In the sections below, we show the different battery protection topologies and their advantages and disadvantages. Additionally, we added application notes and product selection guides to help the customers find the best protection solution for their battery packs.
Key benefits of Infineon battery protection solution
- Higher performance with lower RDS(on) Wider safe operating area (SOA)
- Cheaper solutions with a more compact bill of material and more effective parallelization solutions
- Short circuit protection with higher peak current rates
- Turn-on and turn-off solutions tailored to applications needs
- Up to 600 V MOSFET protection solutions (including single- and multi-module)
Battery pack architectures
Single-module batteries are typical for applications with voltage range not exceeding 150 V, such as battery-powered tools, vacuum cleaners, multicopter, robots, e-scooters, e-bikes, low voltage telecom, and server UPSs.
Discover the best-fit products for your design for single-module batteries.
Multi-module batteries are typical for applications with high-voltage batteries, including automotive, e-forklifts, e-boats, residential and utility size energy storage systems and UPSs.
Discover the best-fit products for your design for multi-module batteries.
In the high side protection, the disconnect MOSFETs are connected in series with the positive terminal of the battery pack.
Benefits: No bypass of the ground, no hanging ground.
Drawback: Requires gate drivers with charge pumps to drive the MOSFETs.
In the low side protection, the disconnect MOSFETs are connected in series with negative terminal of the battery pack.
Benefits: Easy to implement, requires no charge pumps for the gate drivers.
Drawbacks: Hanging ground → potential of ground bypass via the battery housing and impact on communication & operation.
In common source configuration, the MOSFETs are connected in series with their sources connected to each other and Drain terminals of the MOSFETs forms in and out of the protection Circuit.
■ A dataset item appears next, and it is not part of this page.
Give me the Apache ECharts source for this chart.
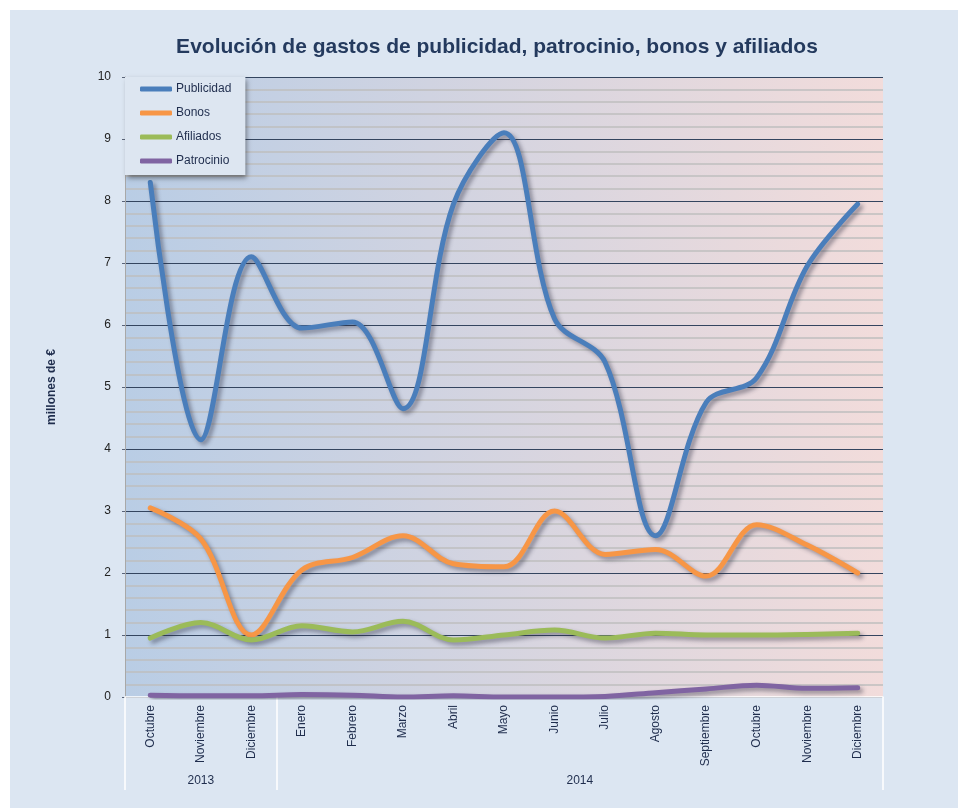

Such a configuration of the MOSFETs can also be referred to as a back-to-back configuration.
- Can switch faster.
- Less expensive.
- Need only one charge pump or isolated supply is required.
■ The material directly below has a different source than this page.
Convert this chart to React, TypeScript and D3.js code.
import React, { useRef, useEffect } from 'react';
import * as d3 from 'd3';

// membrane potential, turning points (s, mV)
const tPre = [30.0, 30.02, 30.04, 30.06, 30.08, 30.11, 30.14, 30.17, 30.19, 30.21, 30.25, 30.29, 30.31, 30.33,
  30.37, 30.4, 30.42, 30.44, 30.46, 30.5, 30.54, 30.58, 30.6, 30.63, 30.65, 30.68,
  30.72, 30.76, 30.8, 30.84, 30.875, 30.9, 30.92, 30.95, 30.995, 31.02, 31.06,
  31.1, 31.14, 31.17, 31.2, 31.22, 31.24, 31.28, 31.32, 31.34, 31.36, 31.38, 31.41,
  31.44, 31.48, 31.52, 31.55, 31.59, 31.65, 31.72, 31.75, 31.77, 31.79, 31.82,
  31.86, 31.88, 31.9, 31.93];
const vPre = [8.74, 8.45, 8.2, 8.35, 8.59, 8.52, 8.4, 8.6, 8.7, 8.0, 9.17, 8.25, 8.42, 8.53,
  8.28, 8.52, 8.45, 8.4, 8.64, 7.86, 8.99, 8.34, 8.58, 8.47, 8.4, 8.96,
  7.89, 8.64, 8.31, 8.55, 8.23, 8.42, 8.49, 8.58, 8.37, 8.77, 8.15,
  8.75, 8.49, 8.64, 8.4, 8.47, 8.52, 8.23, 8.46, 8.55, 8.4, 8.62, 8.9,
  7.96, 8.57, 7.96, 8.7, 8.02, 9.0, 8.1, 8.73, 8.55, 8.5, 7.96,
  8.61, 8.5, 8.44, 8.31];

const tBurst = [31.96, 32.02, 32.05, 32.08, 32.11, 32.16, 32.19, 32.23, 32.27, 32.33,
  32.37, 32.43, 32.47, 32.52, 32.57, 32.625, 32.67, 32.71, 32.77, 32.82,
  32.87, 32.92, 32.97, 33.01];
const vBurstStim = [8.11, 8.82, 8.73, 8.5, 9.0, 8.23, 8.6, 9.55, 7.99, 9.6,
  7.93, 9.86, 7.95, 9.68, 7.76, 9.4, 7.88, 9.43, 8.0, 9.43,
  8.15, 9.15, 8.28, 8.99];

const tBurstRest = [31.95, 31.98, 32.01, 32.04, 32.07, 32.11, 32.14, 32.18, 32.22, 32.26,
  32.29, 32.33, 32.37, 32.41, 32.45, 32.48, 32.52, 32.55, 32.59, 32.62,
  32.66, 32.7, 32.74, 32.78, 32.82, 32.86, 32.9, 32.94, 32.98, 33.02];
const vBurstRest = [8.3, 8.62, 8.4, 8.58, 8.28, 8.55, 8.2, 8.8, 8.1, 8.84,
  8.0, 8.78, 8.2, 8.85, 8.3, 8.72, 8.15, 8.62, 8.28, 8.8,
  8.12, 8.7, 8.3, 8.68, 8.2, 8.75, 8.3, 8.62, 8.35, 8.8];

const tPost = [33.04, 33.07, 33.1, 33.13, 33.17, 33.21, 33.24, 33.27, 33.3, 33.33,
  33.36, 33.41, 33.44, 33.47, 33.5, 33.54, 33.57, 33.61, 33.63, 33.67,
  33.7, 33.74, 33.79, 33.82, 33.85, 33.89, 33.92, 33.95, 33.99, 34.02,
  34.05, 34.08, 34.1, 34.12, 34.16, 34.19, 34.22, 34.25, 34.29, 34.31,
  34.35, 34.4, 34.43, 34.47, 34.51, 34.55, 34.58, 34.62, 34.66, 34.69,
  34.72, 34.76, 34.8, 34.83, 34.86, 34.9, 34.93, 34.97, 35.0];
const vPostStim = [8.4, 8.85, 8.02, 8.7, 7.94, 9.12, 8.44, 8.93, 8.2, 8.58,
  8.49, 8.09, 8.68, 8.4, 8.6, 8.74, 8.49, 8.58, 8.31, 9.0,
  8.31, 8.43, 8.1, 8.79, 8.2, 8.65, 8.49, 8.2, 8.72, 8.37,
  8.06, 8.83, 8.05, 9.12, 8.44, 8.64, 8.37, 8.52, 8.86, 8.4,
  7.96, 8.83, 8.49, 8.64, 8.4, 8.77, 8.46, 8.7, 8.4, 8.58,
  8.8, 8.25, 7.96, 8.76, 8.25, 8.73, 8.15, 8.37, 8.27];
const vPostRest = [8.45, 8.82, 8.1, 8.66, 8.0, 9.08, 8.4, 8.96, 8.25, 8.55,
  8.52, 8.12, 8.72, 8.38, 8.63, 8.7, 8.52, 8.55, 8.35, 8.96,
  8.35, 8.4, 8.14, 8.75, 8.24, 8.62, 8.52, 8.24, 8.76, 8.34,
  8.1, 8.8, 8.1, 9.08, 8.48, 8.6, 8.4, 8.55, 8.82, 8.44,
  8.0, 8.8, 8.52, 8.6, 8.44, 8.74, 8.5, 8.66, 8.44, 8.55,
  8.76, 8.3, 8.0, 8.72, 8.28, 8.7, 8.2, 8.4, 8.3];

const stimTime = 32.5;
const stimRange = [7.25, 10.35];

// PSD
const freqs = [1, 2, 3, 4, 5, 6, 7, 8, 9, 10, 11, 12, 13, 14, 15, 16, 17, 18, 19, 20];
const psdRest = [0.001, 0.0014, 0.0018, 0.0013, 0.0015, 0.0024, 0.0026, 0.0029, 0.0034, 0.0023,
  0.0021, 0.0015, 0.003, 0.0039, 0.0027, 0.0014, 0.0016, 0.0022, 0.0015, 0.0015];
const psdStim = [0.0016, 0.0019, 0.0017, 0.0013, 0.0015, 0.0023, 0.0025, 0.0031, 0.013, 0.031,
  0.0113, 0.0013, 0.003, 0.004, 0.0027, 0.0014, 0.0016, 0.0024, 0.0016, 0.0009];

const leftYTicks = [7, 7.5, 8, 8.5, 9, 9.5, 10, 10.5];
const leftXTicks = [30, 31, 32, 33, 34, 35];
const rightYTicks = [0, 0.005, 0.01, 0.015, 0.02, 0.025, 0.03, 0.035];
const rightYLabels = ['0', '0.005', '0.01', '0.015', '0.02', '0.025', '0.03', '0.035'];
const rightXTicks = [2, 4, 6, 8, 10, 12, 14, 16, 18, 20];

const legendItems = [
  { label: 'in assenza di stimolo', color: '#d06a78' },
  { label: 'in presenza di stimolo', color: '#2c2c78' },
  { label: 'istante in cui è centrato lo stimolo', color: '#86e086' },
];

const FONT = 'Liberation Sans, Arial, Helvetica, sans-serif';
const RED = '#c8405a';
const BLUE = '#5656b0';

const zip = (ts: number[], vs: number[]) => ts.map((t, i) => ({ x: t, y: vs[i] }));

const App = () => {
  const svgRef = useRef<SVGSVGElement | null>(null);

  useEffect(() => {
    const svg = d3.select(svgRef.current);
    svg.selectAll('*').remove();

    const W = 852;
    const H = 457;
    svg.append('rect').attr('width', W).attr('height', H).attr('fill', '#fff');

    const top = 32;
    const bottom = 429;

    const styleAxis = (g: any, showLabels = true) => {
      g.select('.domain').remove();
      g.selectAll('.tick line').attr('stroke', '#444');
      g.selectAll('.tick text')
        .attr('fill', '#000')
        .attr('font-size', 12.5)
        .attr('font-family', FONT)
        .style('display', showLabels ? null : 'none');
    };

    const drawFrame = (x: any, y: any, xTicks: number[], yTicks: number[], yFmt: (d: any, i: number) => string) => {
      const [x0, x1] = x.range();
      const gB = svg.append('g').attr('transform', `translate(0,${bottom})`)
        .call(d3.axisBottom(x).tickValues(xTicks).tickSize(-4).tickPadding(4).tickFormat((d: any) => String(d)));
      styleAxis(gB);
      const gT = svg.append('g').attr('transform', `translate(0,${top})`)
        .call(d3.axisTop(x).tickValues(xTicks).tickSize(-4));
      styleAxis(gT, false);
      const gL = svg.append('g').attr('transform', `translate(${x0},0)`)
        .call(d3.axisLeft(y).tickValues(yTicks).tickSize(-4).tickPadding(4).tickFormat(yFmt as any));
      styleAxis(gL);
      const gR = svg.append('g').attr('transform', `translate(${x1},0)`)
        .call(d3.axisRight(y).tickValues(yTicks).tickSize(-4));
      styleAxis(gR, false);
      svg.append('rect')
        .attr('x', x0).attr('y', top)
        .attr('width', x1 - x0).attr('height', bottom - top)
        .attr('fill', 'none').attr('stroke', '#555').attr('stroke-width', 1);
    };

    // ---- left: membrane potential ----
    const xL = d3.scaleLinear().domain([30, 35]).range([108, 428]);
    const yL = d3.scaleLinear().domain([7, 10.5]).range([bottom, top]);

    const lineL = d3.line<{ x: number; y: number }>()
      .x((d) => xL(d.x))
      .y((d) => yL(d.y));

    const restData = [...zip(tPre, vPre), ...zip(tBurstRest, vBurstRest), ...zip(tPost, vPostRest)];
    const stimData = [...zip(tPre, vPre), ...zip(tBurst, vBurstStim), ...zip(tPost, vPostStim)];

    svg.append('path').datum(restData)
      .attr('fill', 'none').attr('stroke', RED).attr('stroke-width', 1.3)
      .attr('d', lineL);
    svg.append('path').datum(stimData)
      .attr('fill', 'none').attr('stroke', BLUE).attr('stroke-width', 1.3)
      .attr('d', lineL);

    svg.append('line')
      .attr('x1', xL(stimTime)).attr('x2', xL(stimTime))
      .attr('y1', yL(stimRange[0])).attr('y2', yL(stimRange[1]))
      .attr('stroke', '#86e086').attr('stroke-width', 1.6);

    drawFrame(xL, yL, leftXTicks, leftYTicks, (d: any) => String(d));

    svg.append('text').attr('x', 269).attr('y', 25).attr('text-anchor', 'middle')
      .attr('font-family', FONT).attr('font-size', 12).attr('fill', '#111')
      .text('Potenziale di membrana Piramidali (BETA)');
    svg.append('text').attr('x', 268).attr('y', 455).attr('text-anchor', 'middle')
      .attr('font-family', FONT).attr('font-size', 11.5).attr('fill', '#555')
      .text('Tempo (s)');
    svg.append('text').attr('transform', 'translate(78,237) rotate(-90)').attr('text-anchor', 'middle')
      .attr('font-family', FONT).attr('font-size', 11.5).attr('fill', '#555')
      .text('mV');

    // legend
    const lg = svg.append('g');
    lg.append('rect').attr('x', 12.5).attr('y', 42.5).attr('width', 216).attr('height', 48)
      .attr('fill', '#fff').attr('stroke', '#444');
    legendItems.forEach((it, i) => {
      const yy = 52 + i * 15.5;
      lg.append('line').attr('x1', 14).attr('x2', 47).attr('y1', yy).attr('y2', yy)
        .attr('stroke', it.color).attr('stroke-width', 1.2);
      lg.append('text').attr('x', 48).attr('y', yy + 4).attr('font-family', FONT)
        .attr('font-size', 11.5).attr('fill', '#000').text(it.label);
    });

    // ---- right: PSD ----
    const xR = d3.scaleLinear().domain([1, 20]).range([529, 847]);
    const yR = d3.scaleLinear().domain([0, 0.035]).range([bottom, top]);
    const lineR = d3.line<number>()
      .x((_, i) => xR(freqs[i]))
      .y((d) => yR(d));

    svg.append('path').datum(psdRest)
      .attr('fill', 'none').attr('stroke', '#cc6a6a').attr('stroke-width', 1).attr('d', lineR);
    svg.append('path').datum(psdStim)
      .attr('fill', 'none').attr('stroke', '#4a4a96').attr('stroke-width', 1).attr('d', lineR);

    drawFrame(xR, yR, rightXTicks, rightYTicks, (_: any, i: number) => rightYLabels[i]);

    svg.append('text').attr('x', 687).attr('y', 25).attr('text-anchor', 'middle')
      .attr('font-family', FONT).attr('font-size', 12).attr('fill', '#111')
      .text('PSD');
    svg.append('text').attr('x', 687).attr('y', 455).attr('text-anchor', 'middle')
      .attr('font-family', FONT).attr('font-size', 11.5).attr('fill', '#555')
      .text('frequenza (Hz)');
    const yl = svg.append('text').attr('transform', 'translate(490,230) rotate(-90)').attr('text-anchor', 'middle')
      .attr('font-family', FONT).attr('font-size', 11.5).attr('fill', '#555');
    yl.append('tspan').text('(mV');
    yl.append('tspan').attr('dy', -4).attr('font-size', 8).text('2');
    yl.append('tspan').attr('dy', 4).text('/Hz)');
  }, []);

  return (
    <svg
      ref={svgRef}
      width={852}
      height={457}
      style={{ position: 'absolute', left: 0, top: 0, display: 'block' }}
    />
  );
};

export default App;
- Need only one gate driver to drive the two MOSFETs.
- Less complex design.
- Less thermal Dissipation area for MOSFETs with standard Drain down packages. Since the heat generated by MOSFETs dissipates into the copper, which is connected with the control and sensing circuits. Thus affecting the accuracy and efficiency of the control and sensing solution.
- In case of a failure, while using a single gate driver, both MOSFETs will likely fail simultaneously.
In common drain configuration, the MOSFETs are connected in series with their drains connected to each other and source terminals of the MOSFETs forms in and out of the protection Circuit. Such a configuration of the MOSFETs can also be referred to as a back-to-back configuration.
- Possible to control the FETs independently.
- Easy to implement safe commutation techniques.
- Higher safety standard, due to need separate gate drivers to drive the MOSFETs.
- Need a charge pump to drive both MOSFETs.
- More complex design.
In this type of topology, the battery charger and the load ports are separated. Such a topology is commonly used, when:
- the charging currents and discharging currents are different (charging currents are usually much lower than discharging currents).
- the battery is separated from the load when charged.
- Lower thermals due to lower path resistance.
- Requires fewer MOSFETs.
- Easy to bypass the reverse polarity protection.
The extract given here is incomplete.